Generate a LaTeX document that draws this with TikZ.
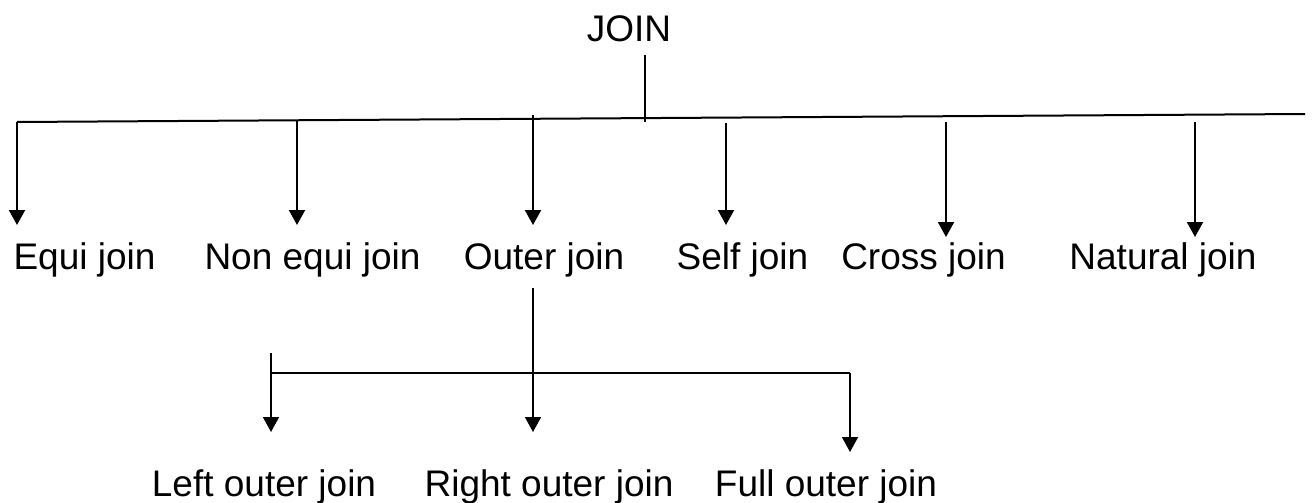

+++++

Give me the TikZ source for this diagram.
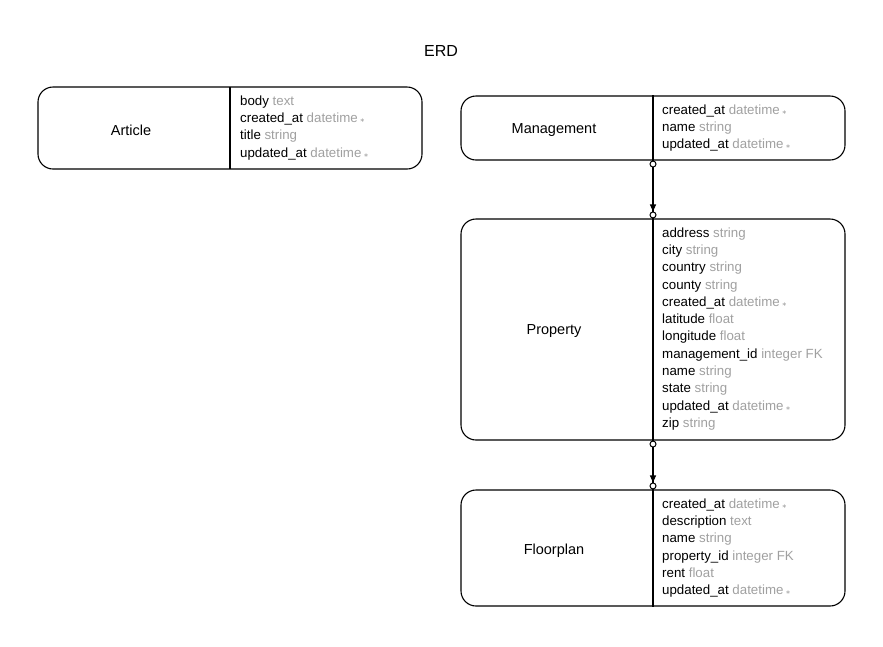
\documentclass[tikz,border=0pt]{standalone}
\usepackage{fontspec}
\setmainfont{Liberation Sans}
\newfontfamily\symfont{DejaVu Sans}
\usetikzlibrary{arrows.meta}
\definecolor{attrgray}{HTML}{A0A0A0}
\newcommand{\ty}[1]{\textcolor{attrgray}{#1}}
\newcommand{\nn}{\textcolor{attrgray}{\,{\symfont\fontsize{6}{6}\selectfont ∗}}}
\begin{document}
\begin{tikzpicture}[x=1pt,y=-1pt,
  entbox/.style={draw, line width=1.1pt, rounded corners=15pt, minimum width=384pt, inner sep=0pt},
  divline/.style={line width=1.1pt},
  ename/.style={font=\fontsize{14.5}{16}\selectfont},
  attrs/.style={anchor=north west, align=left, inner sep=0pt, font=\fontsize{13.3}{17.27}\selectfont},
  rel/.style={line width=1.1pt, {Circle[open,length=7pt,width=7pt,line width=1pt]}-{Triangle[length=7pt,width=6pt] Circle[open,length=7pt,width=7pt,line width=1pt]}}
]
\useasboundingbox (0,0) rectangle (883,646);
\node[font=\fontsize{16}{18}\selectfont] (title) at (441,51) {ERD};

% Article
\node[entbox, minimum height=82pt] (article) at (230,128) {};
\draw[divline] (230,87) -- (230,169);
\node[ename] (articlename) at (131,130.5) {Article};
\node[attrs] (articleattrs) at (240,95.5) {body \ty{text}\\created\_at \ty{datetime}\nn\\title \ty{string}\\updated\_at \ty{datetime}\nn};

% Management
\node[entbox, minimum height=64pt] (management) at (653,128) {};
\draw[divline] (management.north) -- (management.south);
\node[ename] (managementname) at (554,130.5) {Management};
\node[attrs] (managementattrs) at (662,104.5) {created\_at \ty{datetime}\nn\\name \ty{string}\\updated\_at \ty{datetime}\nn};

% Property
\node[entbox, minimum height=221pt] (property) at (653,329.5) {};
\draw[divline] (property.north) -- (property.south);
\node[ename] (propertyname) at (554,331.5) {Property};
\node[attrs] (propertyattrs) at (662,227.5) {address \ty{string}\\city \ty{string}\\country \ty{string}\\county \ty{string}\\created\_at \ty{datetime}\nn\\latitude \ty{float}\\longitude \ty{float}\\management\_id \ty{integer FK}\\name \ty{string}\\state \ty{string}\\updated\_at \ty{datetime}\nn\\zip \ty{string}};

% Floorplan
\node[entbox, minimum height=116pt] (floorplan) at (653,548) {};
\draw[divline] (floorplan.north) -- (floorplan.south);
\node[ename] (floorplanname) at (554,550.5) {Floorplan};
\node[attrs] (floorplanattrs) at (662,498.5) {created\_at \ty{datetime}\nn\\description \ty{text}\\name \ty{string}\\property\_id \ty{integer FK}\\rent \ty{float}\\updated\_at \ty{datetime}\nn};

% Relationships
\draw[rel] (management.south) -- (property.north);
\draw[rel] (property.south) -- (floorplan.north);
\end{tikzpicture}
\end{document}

+++++

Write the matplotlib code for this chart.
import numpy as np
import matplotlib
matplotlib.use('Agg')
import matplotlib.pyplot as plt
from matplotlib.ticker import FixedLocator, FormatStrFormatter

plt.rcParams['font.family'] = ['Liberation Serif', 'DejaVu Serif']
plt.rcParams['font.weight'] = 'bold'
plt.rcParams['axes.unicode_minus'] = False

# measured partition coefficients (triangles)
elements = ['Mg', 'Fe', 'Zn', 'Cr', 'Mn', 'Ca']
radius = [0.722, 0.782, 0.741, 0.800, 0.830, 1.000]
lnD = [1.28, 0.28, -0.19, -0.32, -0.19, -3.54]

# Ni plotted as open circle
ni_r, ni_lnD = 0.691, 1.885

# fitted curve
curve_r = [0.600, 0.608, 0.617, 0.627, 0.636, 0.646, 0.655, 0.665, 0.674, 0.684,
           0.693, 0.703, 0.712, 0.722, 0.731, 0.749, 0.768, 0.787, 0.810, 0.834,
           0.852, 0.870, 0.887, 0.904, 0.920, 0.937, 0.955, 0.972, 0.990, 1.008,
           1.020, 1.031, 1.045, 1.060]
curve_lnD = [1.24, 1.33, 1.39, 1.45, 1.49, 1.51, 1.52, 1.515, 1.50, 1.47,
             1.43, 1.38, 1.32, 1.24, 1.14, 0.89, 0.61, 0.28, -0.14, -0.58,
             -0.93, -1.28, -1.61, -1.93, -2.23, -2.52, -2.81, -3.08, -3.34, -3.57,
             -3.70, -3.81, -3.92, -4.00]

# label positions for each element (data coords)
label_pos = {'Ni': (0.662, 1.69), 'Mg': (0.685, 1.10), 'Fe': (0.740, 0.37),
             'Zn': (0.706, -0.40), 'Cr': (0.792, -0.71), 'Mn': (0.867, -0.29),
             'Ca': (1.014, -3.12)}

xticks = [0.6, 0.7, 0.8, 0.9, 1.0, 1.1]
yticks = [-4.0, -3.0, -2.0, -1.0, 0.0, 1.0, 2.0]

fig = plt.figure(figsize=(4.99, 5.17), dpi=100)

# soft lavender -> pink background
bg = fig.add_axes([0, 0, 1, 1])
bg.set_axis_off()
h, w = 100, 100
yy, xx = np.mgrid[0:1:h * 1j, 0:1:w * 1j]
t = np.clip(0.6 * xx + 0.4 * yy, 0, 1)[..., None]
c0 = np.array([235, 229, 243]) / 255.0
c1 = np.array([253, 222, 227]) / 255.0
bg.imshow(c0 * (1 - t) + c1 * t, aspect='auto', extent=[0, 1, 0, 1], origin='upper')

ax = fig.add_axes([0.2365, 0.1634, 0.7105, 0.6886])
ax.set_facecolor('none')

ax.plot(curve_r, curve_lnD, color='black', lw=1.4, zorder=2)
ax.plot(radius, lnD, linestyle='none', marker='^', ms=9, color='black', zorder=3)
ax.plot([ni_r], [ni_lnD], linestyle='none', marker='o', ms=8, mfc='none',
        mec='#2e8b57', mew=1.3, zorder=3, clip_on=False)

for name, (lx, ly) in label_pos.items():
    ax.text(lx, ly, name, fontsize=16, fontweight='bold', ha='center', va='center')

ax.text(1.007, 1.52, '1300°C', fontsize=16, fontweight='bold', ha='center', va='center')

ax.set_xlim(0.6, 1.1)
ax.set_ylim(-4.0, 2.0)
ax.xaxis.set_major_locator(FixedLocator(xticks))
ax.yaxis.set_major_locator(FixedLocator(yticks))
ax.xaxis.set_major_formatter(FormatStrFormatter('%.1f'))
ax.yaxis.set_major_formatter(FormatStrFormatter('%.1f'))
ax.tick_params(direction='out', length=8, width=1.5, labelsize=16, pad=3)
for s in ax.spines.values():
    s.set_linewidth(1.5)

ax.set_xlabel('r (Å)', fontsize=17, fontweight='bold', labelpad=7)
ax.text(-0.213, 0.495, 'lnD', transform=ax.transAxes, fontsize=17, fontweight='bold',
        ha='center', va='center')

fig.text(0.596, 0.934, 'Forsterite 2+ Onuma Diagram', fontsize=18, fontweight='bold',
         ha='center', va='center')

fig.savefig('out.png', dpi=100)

+++++

# [Task to carry out]
Word for word, repeat the lines above from the one with "Give me the TikZ source for this diagram." through the one with "(articleattrs) at (240,95.5)", and nothing beyond them. Omit the pictures.

# [Response for this exercise]
Give me the TikZ source for this diagram.
\documentclass[tikz,border=0pt]{standalone}
\usepackage{fontspec}
\setmainfont{Liberation Sans}
\newfontfamily\symfont{DejaVu Sans}
\usetikzlibrary{arrows.meta}
\definecolor{attrgray}{HTML}{A0A0A0}
\newcommand{\ty}[1]{\textcolor{attrgray}{#1}}
\newcommand{\nn}{\textcolor{attrgray}{\,{\symfont\fontsize{6}{6}\selectfont ∗}}}
\begin{document}
\begin{tikzpicture}[x=1pt,y=-1pt,
  entbox/.style={draw, line width=1.1pt, rounded corners=15pt, minimum width=384pt, inner sep=0pt},
  divline/.style={line width=1.1pt},
  ename/.style={font=\fontsize{14.5}{16}\selectfont},
  attrs/.style={anchor=north west, align=left, inner sep=0pt, font=\fontsize{13.3}{17.27}\selectfont},
  rel/.style={line width=1.1pt, {Circle[open,length=7pt,width=7pt,line width=1pt]}-{Triangle[length=7pt,width=6pt] Circle[open,length=7pt,width=7pt,line width=1pt]}}
]
\useasboundingbox (0,0) rectangle (883,646);
\node[font=\fontsize{16}{18}\selectfont] (title) at (441,51) {ERD};

% Article
\node[entbox, minimum height=82pt] (article) at (230,128) {};
\draw[divline] (230,87) -- (230,169);
\node[ename] (articlename) at (131,130.5) {Article};
\node[attrs] (articleattrs) at (240,95.5) {body \ty{text}\\created\_at \ty{datetime}\nn\\title \ty{string}\\updated\_at \ty{datetime}\nn};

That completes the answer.